Provide an exact copy of the data, excluding the images.
— START OF Source data —
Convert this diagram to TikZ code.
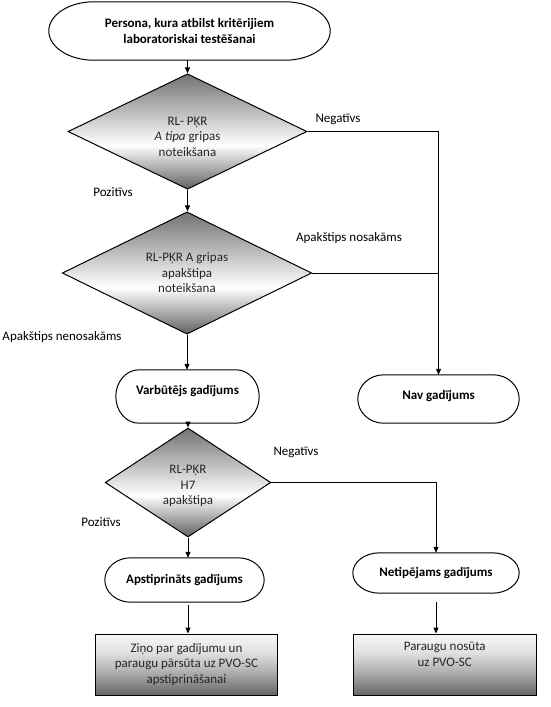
\documentclass[tikz,border=0pt]{standalone}
\usepackage{fontspec}
\setmainfont{Carlito}
\usetikzlibrary{arrows.meta,shapes.geometric,calc}
\pgfdeclareverticalshading{dshade}{100bp}{color(0bp)=(black!62); color(25bp)=(black!62); color(44bp)=(white); color(75bp)=(black!55); color(100bp)=(black!55)}
\pgfdeclareverticalshading{bshade}{100bp}{color(0bp)=(black!60); color(25bp)=(black!60); color(45bp)=(black!30); color(60bp)=(black!12); color(75bp)=(black!3); color(100bp)=(black!3)}
\newcommand{\stadium}[2]{\draw[line width=1pt] let \p1=(#1.north west), \p2=(#1.south east), \n1={(\y1-\y2)/2} in (\x1+#2pt,\y1) -- (\x2-#2pt,\y1) arc[start angle=90,end angle=-90,x radius=#2pt,y radius={\n1*1pt}] -- (\x1+#2pt,\y2) arc[start angle=270,end angle=90,x radius=#2pt,y radius={\n1*1pt}] -- cycle;}
\begin{document}
\begin{tikzpicture}[x=1pt,y=-1pt,
  every node/.style={font=\fontsize{13}{15.5}\selectfont},
  term/.style={rectangle,draw=none,align=center,font=\fontsize{13}{15.5}\selectfont\bfseries},
  dia/.style={diamond,draw,line width=1pt,shade,shading=dshade,inner sep=0pt,align=center,text=black!85},
  procbox/.style={rectangle,draw,line width=1pt,shade,shading=bshade,align=center,text=black!85},
  arr/.style={-{Triangle[length=6pt,width=5pt]},line width=1pt},
  conn/.style={line width=1pt},
  lab/.style={inner sep=0pt}]
\fill[white] (0,0) rectangle (551,707);
\useasboundingbox (0,0) rectangle (551,707);

\node[term,minimum width=281pt,minimum height=58pt] (top) at (189.5,31) {Persona, kura atbilst kritērijiem\\laboratoriskai testēšanai};
\node[dia,minimum width=239pt,minimum height=107pt,text height=49.5pt] (d1) at (187.5,131.5) {RL- PĶR\\\textit{A tipa} gripas\\noteikšana};
\node[dia,minimum width=249.5pt,minimum height=120pt] (d2) at (187,273) {RL-PĶR A gripas\\apakštipa\\noteikšana};
\node[term,minimum width=143pt,minimum height=53pt,text depth=13pt] (varb) at (187.5,396.5) {Varbūtējs gadījums};
\node[term,minimum width=161pt,minimum height=48pt,text depth=9pt] (nav) at (438.5,399) {Nav gadījums};
\node[dia,minimum width=165.5pt,minimum height=109pt,text height=46.5pt] (d3) at (188,482.5) {RL-PĶR\\H7\\apakštipa};
\node[term,minimum width=159pt,minimum height=44pt] (apst) at (184.5,580) {Apstiprināts gadījums};
\node[term,minimum width=166pt,minimum height=40pt] (net) at (436,573) {Netipējams gadījums};
\node[procbox,minimum width=182pt,minimum height=61pt] (b1) at (186.5,664.5) {Ziņo par gadījumu un\\paraugu pārsūta uz PVO-SC\\apstiprināšanai};
\node[procbox,minimum width=183.5pt,minimum height=61pt] (b2) at (444.75,664.5) {Paraugu nosūta\\uz PVO-SC\\\strut};

\stadium{top}{45}
\stadium{varb}{23}
\stadium{nav}{26}
\stadium{apst}{26}
\stadium{net}{27}

\node[lab] (l1) at (338,119) {Negatīvs};
\node[lab] (l2) at (113,192) {Pozitīvs};
\node[lab] (l3) at (349,238) {Apakštips nosakāms};
\node[lab] (l4) at (62,337) {Apakštips nenosakāms};
\node[lab] (l5) at (296,452) {Negatīvs};
\node[lab] (l6) at (101,522) {Pozitīvs};

\draw[arr] (d1.north |- top.south) -- (d1.north);
\draw[arr] (d1.south) -- (d1.south |- d2.north);
\draw[arr] (d2.south) -- (d2.south |- varb.north);
\draw[arr] (d3.north |- varb.south) -- (d3.north);
\draw[arr] (d3.south) -- (d3.south |- apst.north);
\draw[arr,shorten <=3pt] (d3.south |- apst.south) -- (d3.south |- b1.north);
\draw[arr,shorten <=9pt] (net.south) -- (net.south |- b2.north);
\draw[arr] (d1.east) -| (nav.north);
\draw[conn] (d2.east) -- (d2.east -| nav.north);
\draw[arr] (d3.east) -| (net.north);
\end{tikzpicture}
\end{document}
— END OF Source data —
◆ **Response to the task**:
Convert this diagram to TikZ code.
\documentclass[tikz,border=0pt]{standalone}
\usepackage{fontspec}
\setmainfont{Carlito}
\usetikzlibrary{arrows.meta,shapes.geometric,calc}
\pgfdeclareverticalshading{dshade}{100bp}{color(0bp)=(black!62); color(25bp)=(black!62); color(44bp)=(white); color(75bp)=(black!55); color(100bp)=(black!55)}
\pgfdeclareverticalshading{bshade}{100bp}{color(0bp)=(black!60); color(25bp)=(black!60); color(45bp)=(black!30); color(60bp)=(black!12); color(75bp)=(black!3); color(100bp)=(black!3)}
\newcommand{\stadium}[2]{\draw[line width=1pt] let \p1=(#1.north west), \p2=(#1.south east), \n1={(\y1-\y2)/2} in (\x1+#2pt,\y1) -- (\x2-#2pt,\y1) arc[start angle=90,end angle=-90,x radius=#2pt,y radius={\n1*1pt}] -- (\x1+#2pt,\y2) arc[start angle=270,end angle=90,x radius=#2pt,y radius={\n1*1pt}] -- cycle;}
\begin{document}
\begin{tikzpicture}[x=1pt,y=-1pt,
  every node/.style={font=\fontsize{13}{15.5}\selectfont},
  term/.style={rectangle,draw=none,align=center,font=\fontsize{13}{15.5}\selectfont\bfseries},
  dia/.style={diamond,draw,line width=1pt,shade,shading=dshade,inner sep=0pt,align=center,text=black!85},
  procbox/.style={rectangle,draw,line width=1pt,shade,shading=bshade,align=center,text=black!85},
  arr/.style={-{Triangle[length=6pt,width=5pt]},line width=1pt},
  conn/.style={line width=1pt},
  lab/.style={inner sep=0pt}]
\fill[white] (0,0) rectangle (551,707);
\useasboundingbox (0,0) rectangle (551,707);

\node[term,minimum width=281pt,minimum height=58pt] (top) at (189.5,31) {Persona, kura atbilst kritērijiem\\laboratoriskai testēšanai};
\node[dia,minimum width=239pt,minimum height=107pt,text height=49.5pt] (d1) at (187.5,131.5) {RL- PĶR\\\textit{A tipa} gripas\\noteikšana};
\node[dia,minimum width=249.5pt,minimum height=120pt] (d2) at (187,273) {RL-PĶR A gripas\\apakštipa\\noteikšana};
\node[term,minimum width=143pt,minimum height=53pt,text depth=13pt] (varb) at (187.5,396.5) {Varbūtējs gadījums};
\node[term,minimum width=161pt,minimum height=48pt,text depth=9pt] (nav) at (438.5,399) {Nav gadījums};
\node[dia,minimum width=165.5pt,minimum height=109pt,text height=46.5pt] (d3) at (188,482.5) {RL-PĶR\\H7\\apakštipa};
\node[term,minimum width=159pt,minimum height=44pt] (apst) at (184.5,580) {Apstiprināts gadījums};
\node[term,minimum width=166pt,minimum height=40pt] (net) at (436,573) {Netipējams gadījums};
\node[procbox,minimum width=182pt,minimum height=61pt] (b1) at (186.5,664.5) {Ziņo par gadījumu un\\paraugu pārsūta uz PVO-SC\\apstiprināšanai};
\node[procbox,minimum width=183.5pt,minimum height=61pt] (b2) at (444.75,664.5) {Paraugu nosūta\\uz PVO-SC\\\strut};

\stadium{top}{45}
\stadium{varb}{23}
\stadium{nav}{26}
\stadium{apst}{26}
\stadium{net}{27}

\node[lab] (l1) at (338,119) {Negatīvs};
\node[lab] (l2) at (113,192) {Pozitīvs};
\node[lab] (l3) at (349,238) {Apakštips nosakāms};
\node[lab] (l4) at (62,337) {Apakštips nenosakāms};
\node[lab] (l5) at (296,452) {Negatīvs};
\node[lab] (l6) at (101,522) {Pozitīvs};

\draw[arr] (d1.north |- top.south) -- (d1.north);
\draw[arr] (d1.south) -- (d1.south |- d2.north);
\draw[arr] (d2.south) -- (d2.south |- varb.north);
\draw[arr] (d3.north |- varb.south) -- (d3.north);
\draw[arr] (d3.south) -- (d3.south |- apst.north);
\draw[arr,shorten <=3pt] (d3.south |- apst.south) -- (d3.south |- b1.north);
\draw[arr,shorten <=9pt] (net.south) -- (net.south |- b2.north);
\draw[arr] (d1.east) -| (nav.north);
\draw[conn] (d2.east) -- (d2.east -| nav.north);
\draw[arr] (d3.east) -| (net.north);
\end{tikzpicture}
\end{document}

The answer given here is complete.